Some of the other provisions of the bill include:
- Veterans Administration lenders required to demonstrate material benefit to borrower when refinancing their mortgage.
- Federal Savings Associations with assets of $20 billion or less can elect to operate with national bank powers.
- Credit bureaus to provide consumers with free security freezes.
- Active duty service members can access free credit monitoring.
- Foreclosure relief provisions for service members made permanent.
- Bank employees who disclose suspected elder abuse to law enforcement gain certain protections.
- U.S. Treasury to study cybersecurity threats to the banking system. Treasury also to establish voluntary financial literacy best practices for higher education to assist students in making borrowing decisions.
While the bill provides the banking industry with modest relief, and most measures are designed to help community banks, it does keep most of the provisions of the 2010 Dodd-Frank Act in place.
“This hard-fought, long-awaited community bank regulatory relief legislation will put community banks in an enhanced position to foster local economic growth and prosperity. By unraveling some of the suffocating regulatory burdens community banks face, they are better able to unleash their full economic potential to the benefit of their customers and communities,” said Rebeca Romero Rainey, president and CEO of the Independent Community Bankers of America.

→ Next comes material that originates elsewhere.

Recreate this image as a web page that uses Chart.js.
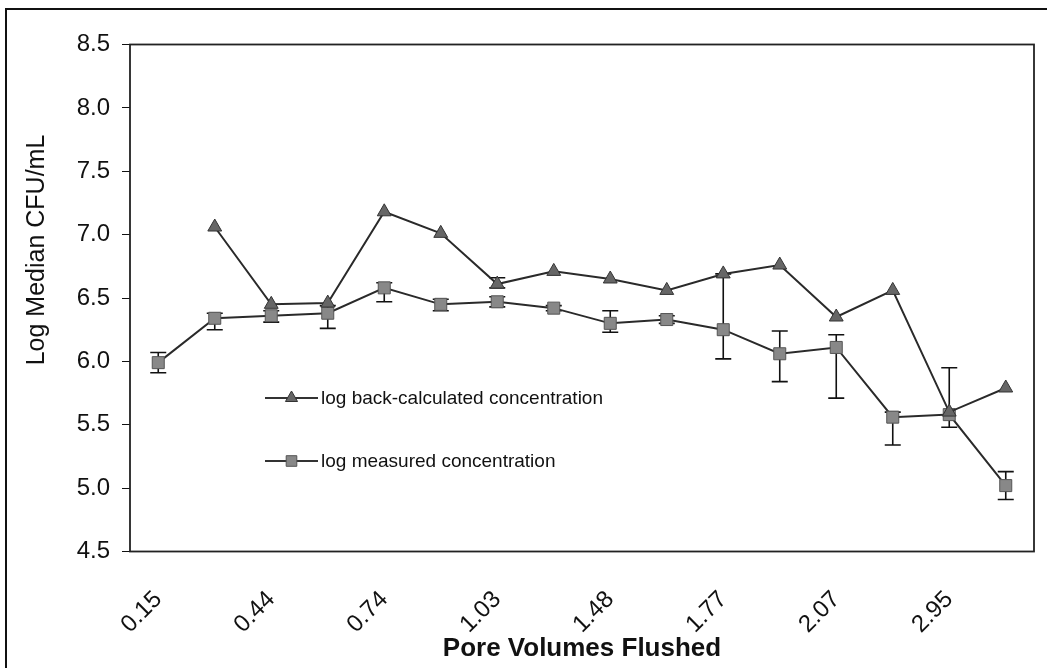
<!DOCTYPE html>
<html>
<head>
<meta charset="utf-8">
<script src="https://cdn.jsdelivr.net/npm/chart.js@4.4.1/dist/chart.umd.min.js"></script>
<style>
  html, body { margin: 0; padding: 0; background: #fff; }
  #wrap { position: relative; width: 1047px; height: 668px; }
  #frame { position: absolute; left: 5px; top: 8px; right: -10px; bottom: -10px;
           border-left: 2px solid #111; border-top: 2px solid #111; }
  canvas { position: absolute; left: 0; top: 0; }
</style>
</head>
<body>
<div id="wrap">
  <div id="frame"></div>
  <canvas id="myChart" width="1047" height="668"></canvas>
</div>
<script>
// categories on the x axis (only every other one is labelled in the original)
const poreVolumes = ['0.15', '', '0.44', '', '0.74', '', '1.03', '', '1.48', '', '1.77', '', '2.07', '', '2.95', ''];

// log back-calculated concentration (triangles)
const backCalc = [null, 7.06, 6.45, 6.46, 7.18, 7.01, 6.61, 6.71, 6.65, 6.56, 6.69, 6.76, 6.35, 6.56, 5.60, 5.79];
const backHigh = [null, null, null, null, null, null, 6.66, null, null, null, null, null, null, null, null, null];
const backLow  = [null, null, null, null, null, null, 6.58, null, null, null, null, null, null, null, null, null];

// log measured concentration (squares) with error bars
const measured = [5.99, 6.34, 6.36, 6.38, 6.58, 6.45, 6.47, 6.42, 6.30, 6.33, 6.25, 6.06, 6.11, 5.56, 5.58, 5.02];
const measHigh = [6.07, 6.38, 6.40, 6.44, 6.62, 6.49, 6.51, 6.44, 6.40, 6.36, 6.69, 6.24, 6.21, 5.60, 5.95, 5.13];
const measLow  = [5.91, 6.25, 6.31, 6.26, 6.47, 6.40, 6.43, 6.40, 6.23, 6.30, 6.02, 5.84, 5.71, 5.34, 5.48, 4.91];

// y axis ticks
const yMin = 4.5, yMax = 8.5, yStep = 0.5;

const FONT = "'Liberation Sans', Arial, sans-serif";

// error bars, drawn under the markers
const errorBars = {
    id: 'errorBars',
    beforeDatasetsDraw(chart) {
        const ctx = chart.ctx, xs = chart.scales.x, ys = chart.scales.y;
        const sets = [[backHigh, backLow], [measHigh, measLow]];
        ctx.save();
        ctx.strokeStyle = '#111';
        ctx.lineWidth = 1.6;
        sets.forEach(([hi, lo]) => {
            hi.forEach((h, i) => {
                if (h == null || lo[i] == null) return;
                const x = xs.getPixelForValue(i);
                const y1 = ys.getPixelForValue(h), y2 = ys.getPixelForValue(lo[i]);
                ctx.beginPath();
                ctx.moveTo(x, y1); ctx.lineTo(x, y2);
                ctx.moveTo(x - 8, y1); ctx.lineTo(x + 8, y1);
                ctx.moveTo(x - 8, y2); ctx.lineTo(x + 8, y2);
                ctx.stroke();
            });
        });
        ctx.restore();
    }
};

// plot frame, in-plot legend and the y title
const decorations = {
    id: 'decorations',
    beforeDatasetsDraw(chart) {
        const ctx = chart.ctx, a = chart.chartArea;
        ctx.save();
        ctx.strokeStyle = '#222';
        ctx.lineWidth = 1.8;
        ctx.strokeRect(a.left, a.top, a.right - a.left, a.bottom - a.top);
        ctx.restore();
    },
    afterDraw(chart) {
        const ctx = chart.ctx;
        ctx.save();
        // y title
        ctx.translate(37, 250);
        ctx.rotate(-Math.PI / 2);
        ctx.font = '25px ' + FONT;
        ctx.fillStyle = '#111';
        ctx.textAlign = 'center';
        ctx.textBaseline = 'middle';
        ctx.fillText('Log Median CFU/mL', 0, 0);
        ctx.restore();

        // legend
        const rows = [
            { y: 398, ds: chart.data.datasets[0] },
            { y: 461, ds: chart.data.datasets[1] }
        ];
        ctx.save();
        rows.forEach(r => {
            ctx.strokeStyle = '#333';
            ctx.lineWidth = 1.8;
            ctx.beginPath();
            ctx.moveTo(265, r.y); ctx.lineTo(318, r.y);
            ctx.stroke();
            ctx.fillStyle = r.ds.pointBackgroundColor;
            ctx.strokeStyle = r.ds.pointBorderColor;
            ctx.lineWidth = 1;
            Chart.helpers.drawPoint(ctx, { pointStyle: r.ds.pointStyle, radius: r.ds.pointRadius - 1, borderWidth: 1 }, 291.5, r.y);
            ctx.fillStyle = '#111';
            ctx.font = '19px ' + FONT;
            ctx.textAlign = 'left';
            ctx.textBaseline = 'middle';
            ctx.fillText(r.ds.label, 321, r.y + 1);
        });
        ctx.restore();
    }
};

let data = {
    labels: poreVolumes,
    datasets: [
        {
            label: 'log back-calculated concentration',
            data: backCalc,
            borderColor: '#2a2a2a',
            borderWidth: 2,
            pointStyle: 'triangle',
            pointRadius: 8,
            pointBackgroundColor: '#666666',
            pointBorderColor: '#333333',
            pointBorderWidth: 1,
            fill: false,
            tension: 0
        },
        {
            label: 'log measured concentration',
            data: measured,
            borderColor: '#2a2a2a',
            borderWidth: 2,
            pointStyle: 'rect',
            pointRadius: 8.5,
            pointBackgroundColor: '#888888',
            pointBorderColor: '#555555',
            pointBorderWidth: 1,
            fill: false,
            tension: 0
        }
    ]
};

let options = {
    responsive: false,
    animation: false,
    layout: { padding: { left: 0, right: 13, top: 44.5, bottom: 0 } },
    plugins: { legend: { display: false }, tooltip: { enabled: false } },
    scales: {
        x: {
            offset: true,
            grid: { display: false, drawTicks: false },
            border: { display: false },
            ticks: {
                autoSkip: false, maxRotation: 45, minRotation: 45, padding: 34,
                color: '#111', font: { family: FONT, size: 24 }
            },
            title: {
                display: true, text: 'Pore Volumes Flushed', color: '#111',
                font: { family: FONT, size: 26, weight: 'bold' },
                padding: { top: 0, bottom: 4 }
            },
            afterFit(scale) {
                scale.height = 116.5;
                scale.paddingLeft = 0;
                scale.paddingRight = 0;
            }
        },
        y: {
            min: yMin, max: yMax,
            grid: { display: true, drawOnChartArea: false, drawTicks: true, tickLength: 8, color: '#111' },
            border: { display: false },
            ticks: {
                stepSize: yStep, padding: 12, color: '#111',
                font: { family: FONT, size: 24 },
                callback: v => v.toFixed(1)
            },
            afterFit(scale) {
                scale.width = 130;
                scale.paddingTop = 0;
                scale.paddingBottom = 0;
            }
        }
    }
};

let ctx = document.getElementById('myChart').getContext('2d');
let myLineChart = new Chart(ctx, {
    type: 'line',
    data: data,
    options: options,
    plugins: [decorations, errorBars]
});
</script>
</body>
</html>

“For the first time in nearly a decade, lawmakers from both parties have chosen to right-size financial rules that were not working as intended and holding the economy back,” said Rob Nichols, president and CEO of the American Bankers Association. “There is certainly more to do to recalibrate regulations and tailor them based on a bank’s risk profile and business model, but the common-sense changes included in S.2155 will help America’s banks, particularly community banks, get back to the basics of lending to creditworthy borrowers and businesses.”